● **SUPPLIED INFORMATION**
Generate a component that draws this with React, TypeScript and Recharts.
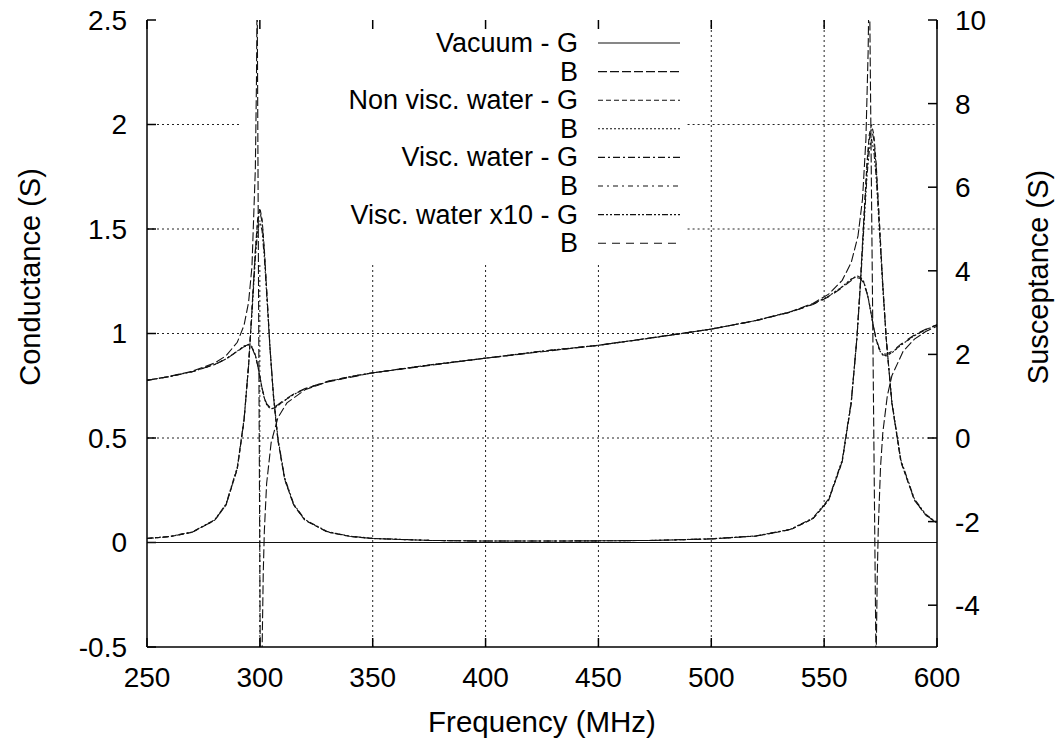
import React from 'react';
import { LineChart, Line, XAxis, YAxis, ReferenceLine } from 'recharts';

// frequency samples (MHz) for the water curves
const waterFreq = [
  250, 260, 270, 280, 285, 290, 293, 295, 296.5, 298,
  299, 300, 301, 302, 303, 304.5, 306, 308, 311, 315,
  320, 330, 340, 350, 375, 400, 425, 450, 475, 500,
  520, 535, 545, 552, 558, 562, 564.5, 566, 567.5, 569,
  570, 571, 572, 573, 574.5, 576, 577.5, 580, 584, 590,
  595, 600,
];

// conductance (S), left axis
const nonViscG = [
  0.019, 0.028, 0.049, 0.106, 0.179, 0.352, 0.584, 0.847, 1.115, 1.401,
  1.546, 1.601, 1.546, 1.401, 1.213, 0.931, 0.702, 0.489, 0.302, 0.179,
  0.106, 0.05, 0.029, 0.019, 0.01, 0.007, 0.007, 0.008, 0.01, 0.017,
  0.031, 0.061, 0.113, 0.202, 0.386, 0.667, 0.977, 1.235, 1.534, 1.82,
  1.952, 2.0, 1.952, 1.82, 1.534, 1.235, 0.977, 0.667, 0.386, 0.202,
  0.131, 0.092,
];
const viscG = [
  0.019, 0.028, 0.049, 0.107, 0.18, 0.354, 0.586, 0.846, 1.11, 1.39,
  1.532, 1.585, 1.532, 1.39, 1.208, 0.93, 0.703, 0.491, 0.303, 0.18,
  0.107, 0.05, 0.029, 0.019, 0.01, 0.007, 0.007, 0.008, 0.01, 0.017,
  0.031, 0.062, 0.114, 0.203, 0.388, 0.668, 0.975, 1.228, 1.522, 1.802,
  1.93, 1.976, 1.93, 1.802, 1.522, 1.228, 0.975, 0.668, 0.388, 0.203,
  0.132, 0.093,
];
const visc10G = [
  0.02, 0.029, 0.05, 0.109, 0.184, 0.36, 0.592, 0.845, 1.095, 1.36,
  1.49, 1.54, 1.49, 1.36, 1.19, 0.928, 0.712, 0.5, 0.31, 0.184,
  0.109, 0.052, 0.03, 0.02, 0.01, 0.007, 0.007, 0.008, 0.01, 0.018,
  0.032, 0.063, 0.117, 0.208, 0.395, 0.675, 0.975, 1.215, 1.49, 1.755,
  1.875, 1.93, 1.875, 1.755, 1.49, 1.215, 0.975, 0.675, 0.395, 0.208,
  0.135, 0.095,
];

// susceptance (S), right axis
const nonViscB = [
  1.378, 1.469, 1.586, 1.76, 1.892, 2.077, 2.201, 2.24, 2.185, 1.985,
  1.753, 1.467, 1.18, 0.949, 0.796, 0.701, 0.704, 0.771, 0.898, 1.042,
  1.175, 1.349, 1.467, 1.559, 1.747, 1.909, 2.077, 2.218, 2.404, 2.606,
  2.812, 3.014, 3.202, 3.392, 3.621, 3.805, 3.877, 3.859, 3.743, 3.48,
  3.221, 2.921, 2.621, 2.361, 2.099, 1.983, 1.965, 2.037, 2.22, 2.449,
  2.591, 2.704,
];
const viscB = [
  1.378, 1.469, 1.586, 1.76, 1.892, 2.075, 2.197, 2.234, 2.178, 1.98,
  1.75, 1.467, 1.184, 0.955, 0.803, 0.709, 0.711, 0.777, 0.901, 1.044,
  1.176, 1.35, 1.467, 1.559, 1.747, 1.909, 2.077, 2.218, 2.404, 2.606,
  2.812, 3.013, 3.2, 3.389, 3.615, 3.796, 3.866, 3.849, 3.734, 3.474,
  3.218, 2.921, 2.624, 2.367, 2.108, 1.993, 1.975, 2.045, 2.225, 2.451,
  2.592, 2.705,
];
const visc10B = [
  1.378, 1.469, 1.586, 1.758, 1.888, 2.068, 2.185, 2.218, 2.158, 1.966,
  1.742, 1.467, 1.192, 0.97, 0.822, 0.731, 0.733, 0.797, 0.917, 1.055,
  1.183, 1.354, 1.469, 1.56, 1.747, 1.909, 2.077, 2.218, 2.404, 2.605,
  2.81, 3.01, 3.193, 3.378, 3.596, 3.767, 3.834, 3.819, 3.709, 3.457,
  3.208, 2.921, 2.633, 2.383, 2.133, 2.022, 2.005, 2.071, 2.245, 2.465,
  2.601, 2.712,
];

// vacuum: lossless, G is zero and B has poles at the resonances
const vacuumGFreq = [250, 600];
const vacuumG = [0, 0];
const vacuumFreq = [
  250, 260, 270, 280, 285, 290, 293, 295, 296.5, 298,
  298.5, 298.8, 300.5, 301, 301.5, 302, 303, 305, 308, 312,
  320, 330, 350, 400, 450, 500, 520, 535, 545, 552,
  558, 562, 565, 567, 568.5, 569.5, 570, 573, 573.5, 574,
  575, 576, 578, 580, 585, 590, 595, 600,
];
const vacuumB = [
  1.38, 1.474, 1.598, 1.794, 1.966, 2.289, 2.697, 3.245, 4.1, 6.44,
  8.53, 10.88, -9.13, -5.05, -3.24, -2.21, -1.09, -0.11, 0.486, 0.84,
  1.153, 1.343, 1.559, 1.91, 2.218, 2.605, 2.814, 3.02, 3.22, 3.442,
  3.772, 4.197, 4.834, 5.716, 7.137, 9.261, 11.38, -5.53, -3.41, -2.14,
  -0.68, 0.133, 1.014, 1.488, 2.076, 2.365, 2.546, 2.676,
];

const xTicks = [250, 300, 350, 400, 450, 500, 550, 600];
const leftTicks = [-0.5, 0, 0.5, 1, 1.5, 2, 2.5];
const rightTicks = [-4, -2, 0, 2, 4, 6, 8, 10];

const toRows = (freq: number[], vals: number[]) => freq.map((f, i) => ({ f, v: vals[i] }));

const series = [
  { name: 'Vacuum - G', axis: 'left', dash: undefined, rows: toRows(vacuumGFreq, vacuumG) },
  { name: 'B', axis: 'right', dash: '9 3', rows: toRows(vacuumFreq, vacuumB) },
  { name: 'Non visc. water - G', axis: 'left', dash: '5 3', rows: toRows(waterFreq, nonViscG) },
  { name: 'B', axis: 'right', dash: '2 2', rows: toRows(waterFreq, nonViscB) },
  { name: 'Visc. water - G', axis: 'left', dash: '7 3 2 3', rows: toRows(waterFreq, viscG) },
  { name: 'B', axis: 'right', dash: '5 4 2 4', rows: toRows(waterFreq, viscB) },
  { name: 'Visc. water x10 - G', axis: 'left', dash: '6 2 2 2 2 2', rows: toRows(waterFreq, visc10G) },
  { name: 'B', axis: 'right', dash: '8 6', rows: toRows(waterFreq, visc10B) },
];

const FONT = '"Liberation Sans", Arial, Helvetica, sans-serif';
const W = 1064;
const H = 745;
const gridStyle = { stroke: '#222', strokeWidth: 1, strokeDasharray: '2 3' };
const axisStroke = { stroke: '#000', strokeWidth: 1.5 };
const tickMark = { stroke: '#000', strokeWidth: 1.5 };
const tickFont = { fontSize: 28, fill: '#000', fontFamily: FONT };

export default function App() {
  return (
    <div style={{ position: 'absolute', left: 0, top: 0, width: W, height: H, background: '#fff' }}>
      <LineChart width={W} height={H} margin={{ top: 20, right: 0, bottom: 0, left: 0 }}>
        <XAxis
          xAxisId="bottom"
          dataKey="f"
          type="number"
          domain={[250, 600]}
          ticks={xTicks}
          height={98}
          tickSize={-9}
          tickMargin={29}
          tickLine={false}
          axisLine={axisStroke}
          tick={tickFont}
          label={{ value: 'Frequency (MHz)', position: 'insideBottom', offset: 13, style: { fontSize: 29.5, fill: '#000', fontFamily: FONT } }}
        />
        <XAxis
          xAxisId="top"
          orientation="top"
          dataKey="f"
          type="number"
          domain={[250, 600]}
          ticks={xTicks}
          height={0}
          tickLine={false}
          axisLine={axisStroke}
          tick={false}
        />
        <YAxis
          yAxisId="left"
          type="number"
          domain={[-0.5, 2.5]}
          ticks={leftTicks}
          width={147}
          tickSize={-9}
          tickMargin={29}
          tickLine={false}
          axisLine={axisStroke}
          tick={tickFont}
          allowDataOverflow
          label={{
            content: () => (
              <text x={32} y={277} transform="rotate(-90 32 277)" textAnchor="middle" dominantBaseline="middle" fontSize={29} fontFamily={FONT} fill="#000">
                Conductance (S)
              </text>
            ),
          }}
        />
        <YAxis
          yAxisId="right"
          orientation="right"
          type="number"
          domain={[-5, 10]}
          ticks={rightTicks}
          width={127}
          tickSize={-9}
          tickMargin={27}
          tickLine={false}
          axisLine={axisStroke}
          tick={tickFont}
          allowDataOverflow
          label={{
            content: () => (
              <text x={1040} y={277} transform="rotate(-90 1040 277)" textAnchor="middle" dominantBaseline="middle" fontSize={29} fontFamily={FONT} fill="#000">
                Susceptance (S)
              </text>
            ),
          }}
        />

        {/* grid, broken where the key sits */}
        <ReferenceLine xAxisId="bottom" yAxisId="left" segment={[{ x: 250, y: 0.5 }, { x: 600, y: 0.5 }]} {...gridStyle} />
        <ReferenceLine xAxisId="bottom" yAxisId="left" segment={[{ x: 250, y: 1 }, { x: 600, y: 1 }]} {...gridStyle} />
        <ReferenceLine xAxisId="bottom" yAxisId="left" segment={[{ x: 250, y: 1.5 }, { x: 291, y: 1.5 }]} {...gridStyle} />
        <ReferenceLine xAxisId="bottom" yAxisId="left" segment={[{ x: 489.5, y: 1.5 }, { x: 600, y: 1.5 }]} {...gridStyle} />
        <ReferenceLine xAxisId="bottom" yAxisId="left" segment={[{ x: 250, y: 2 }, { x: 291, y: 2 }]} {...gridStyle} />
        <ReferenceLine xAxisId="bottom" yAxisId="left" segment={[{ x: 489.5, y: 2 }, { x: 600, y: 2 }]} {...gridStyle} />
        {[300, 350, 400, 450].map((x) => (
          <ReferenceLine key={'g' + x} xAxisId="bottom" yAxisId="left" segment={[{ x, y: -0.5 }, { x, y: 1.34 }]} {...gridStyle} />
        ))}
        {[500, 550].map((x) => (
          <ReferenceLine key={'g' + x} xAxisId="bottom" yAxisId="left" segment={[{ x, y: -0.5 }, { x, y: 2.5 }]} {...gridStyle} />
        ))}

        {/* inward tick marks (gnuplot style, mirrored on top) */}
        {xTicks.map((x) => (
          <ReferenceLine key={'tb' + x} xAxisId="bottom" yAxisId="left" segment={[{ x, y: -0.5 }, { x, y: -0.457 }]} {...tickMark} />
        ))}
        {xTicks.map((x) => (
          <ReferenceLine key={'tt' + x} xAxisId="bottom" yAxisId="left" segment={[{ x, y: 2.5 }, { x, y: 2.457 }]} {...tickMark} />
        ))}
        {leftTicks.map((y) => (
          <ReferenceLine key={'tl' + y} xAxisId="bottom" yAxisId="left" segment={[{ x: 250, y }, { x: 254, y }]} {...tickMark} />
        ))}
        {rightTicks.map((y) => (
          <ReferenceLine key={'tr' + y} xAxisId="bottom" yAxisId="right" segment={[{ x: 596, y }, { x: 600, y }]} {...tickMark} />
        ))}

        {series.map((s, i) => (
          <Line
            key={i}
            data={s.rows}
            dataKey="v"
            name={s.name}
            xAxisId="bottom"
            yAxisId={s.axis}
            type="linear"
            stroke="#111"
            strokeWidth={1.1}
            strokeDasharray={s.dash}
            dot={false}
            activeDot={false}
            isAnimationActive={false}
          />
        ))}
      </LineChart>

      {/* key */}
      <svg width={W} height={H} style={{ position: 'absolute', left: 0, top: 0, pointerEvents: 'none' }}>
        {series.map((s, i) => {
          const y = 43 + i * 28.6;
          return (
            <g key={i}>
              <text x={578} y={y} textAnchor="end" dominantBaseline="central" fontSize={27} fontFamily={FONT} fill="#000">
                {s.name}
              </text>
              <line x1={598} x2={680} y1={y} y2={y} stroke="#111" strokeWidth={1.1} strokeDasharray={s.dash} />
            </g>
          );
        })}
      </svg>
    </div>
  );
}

● **WHAT THE TASK ASKS**
Return each line with "React".

● **EXERCISE SOLUTION**
Generate a component that draws this with React, TypeScript and Recharts.
import React from 'react';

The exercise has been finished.